PROMPT:
Please write out the lines of the data exactly, beginning with the first and ending with the line containing "import plotly.graph_objects as go"; leave the pictures behind.

GIVEN INFORMATION:
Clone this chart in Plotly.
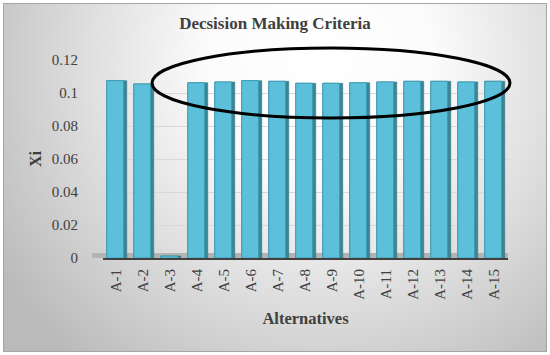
import base64
import plotly.graph_objects as go

categories = ["A-1", "A-2", "A-3", "A-4", "A-5", "A-6", "A-7", "A-8",
              "A-9", "A-10", "A-11", "A-12", "A-13", "A-14", "A-15"]
xi_values = [0.1075, 0.1055, 0.0012, 0.1062, 0.1067, 0.1075, 0.1071, 0.1059,
             0.1059, 0.1062, 0.1067, 0.1071, 0.1071, 0.1067, 0.1071]
y_ticks = [0, 0.02, 0.04, 0.06, 0.08, 0.1, 0.12]
y_ticktext = ["0", "0.02", "0.04", "0.06", "0.08", "0.1", "0.12"]

W, H = 550, 355
ML, MR, MT, MB = 103, 42, 60, 97
PW, PH = W - ML - MR, H - MT - MB

def px_x(px):
    return (px - ML) / PW

def px_y(py):
    return (H - MB - py) / PH

svg = f'''<svg xmlns="http://www.w3.org/2000/svg" width="{W}" height="{H}" viewBox="0 0 {W} {H}" preserveAspectRatio="none">
<defs><radialGradient id="g" gradientUnits="userSpaceOnUse" cx="320" cy="70" r="380" fx="320" fy="60">
<stop offset="0" stop-color="#ffffff"/><stop offset="0.3" stop-color="#fbfbfb"/>
<stop offset="0.6" stop-color="#e0e0e0"/><stop offset="1" stop-color="#bababa"/></radialGradient></defs>
<rect x="0" y="0" width="{W}" height="{H}" fill="#ffffff"/>
<rect x="3.5" y="3.5" width="{W-7}" height="{H-7}" fill="url(#g)" stroke="#a6a6a6" stroke-width="1"/>
</svg>'''
bg_src = "data:image/svg+xml;base64," + base64.b64encode(svg.encode()).decode()

fig = go.Figure()
# side faces (darker) for a 3D feel
fig.add_trace(go.Bar(
    x=categories, y=xi_values, width=0.74, offset=-0.36,
    marker=dict(color="#3b8696", line=dict(color="#2f6f7d", width=0.5)),
    hoverinfo="skip", showlegend=False))
# front faces
fig.add_trace(go.Bar(
    x=categories, y=xi_values, width=0.62, offset=-0.36,
    marker=dict(color="#5cc0da", line=dict(color="#3c9cb4", width=1)),
    showlegend=False))

fig.update_layout(
    width=W, height=H,
    margin=dict(l=ML, r=MR, t=MT, b=MB),
    barmode="overlay",
    paper_bgcolor="rgba(0,0,0,0)",
    plot_bgcolor="rgba(0,0,0,0)",
    font=dict(family="Liberation Serif, DejaVu Serif, serif", color="#404040", size=15),
    title=dict(text="<b>Decsision Making Criteria</b>", x=0.5, xanchor="center",
               y=1 - 23 / H, yanchor="middle",
               font=dict(size=17, color="#404040")),
    xaxis=dict(
        type="category", tickangle=-90, tickfont=dict(size=15),
        showgrid=False, showline=True, linecolor="#404040", linewidth=2,
        ticks="", automargin=False, ticklabelstandoff=3,
        title=dict(text="<b>Alternatives</b>", font=dict(size=16.5), standoff=14),
    ),
    yaxis=dict(
        range=[0, 0.12], tickvals=y_ticks, ticktext=y_ticktext,
        showgrid=True, gridcolor="#d9d9d9", gridwidth=1, zeroline=False,
        showline=False, ticks="", ticklabelstandoff=24, tickfont=dict(size=15),
        automargin=False,
        title=dict(text="<b>Xi</b>", font=dict(size=16), standoff=6),
    ),
    images=[dict(source=bg_src, xref="paper", yref="paper",
                 x=-ML / PW, y=1 + MT / PH, sizex=W / PW, sizey=H / PH,
                 xanchor="left", yanchor="top", sizing="stretch", layer="below")],
    shapes=[
        dict(type="rect", xref="paper", yref="paper", x0=px_x(92), x1=px_x(508),
             y0=px_y(258), y1=px_y(253), fillcolor="#b3b3b3", line=dict(width=0), layer="below"),
        dict(type="circle", xref="paper", yref="paper",
             x0=px_x(152), x1=px_x(510), y0=px_y(118), y1=px_y(48),
             line=dict(color="#000000", width=3), layer="above"),
    ],
)

fig.write_html("out.html", config={"displayModeBar": False},
               post_script="document.body.style.margin='0';document.body.style.overflow='hidden';")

RESULT:
Clone this chart in Plotly.
import base64
import plotly.graph_objects as go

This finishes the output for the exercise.